Your condominium’s or subdivision’s governing documents likely contain many provisions setting forth certain windows of time or deadlines by which certain actions must be taken, for example, giving notices of member meetings, taking action without a meeting, or responding to architectural modification requests. These deadlines will be enforced strictly by the courts in litigation, so it’s important to know the exact day when the clock begins ticking and the day of the deadline.

Calculating that deadline can be tricky, especially if you happen to forget which months have 31 days in them! We assume this was the unfortunate case in Sedlar et al. v. Glenmar Place Subdivision Homeowners Association (Not Reported in N.W.2d, 2006 WL 657134). Two plaintiffs, Sedlar and Frederick, sued the Association over its refusal to approve their proposed plans to construct fences. The trial court granted the Association’s motion for summary judgment in the Association’s favor, and the appellate court affirmed that judgment with respect to Sedlar.

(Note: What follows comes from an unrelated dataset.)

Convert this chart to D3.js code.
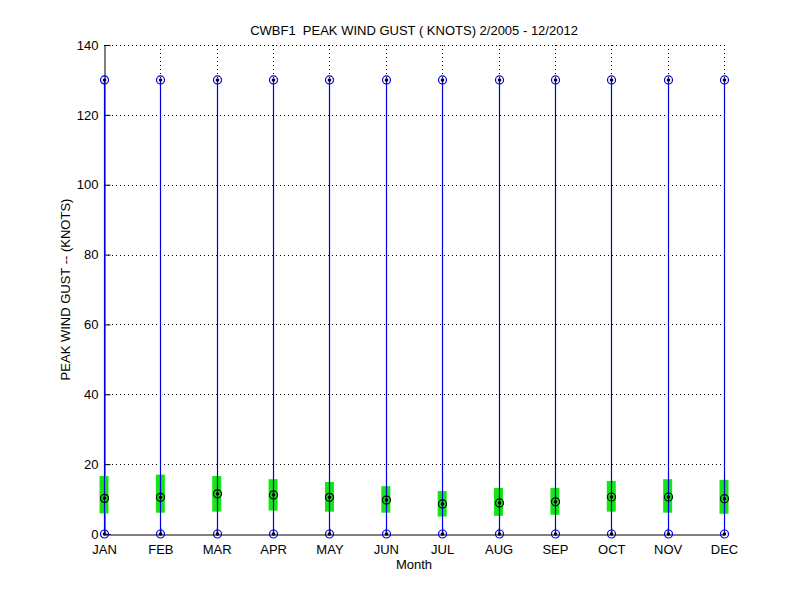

However, Frederick had submitted an architectural application for construction of a fence to a board member on August 12, 2003, and the Association did not respond with its denial until September 12, 2003. This was one day later than the 30-day time limit provided in the Association’s Declaration (lack of response constituted approval per the Declaration). In the absence of any specific process for submission of architectural applications in the Declaration, the appellate court found that submission to a single director started the clock ticking, so the 30-day deadline was September 11, 2003. The appellate court reversed the trial court’s decision with respect to Frederick and allowed Frederick to construct the fence.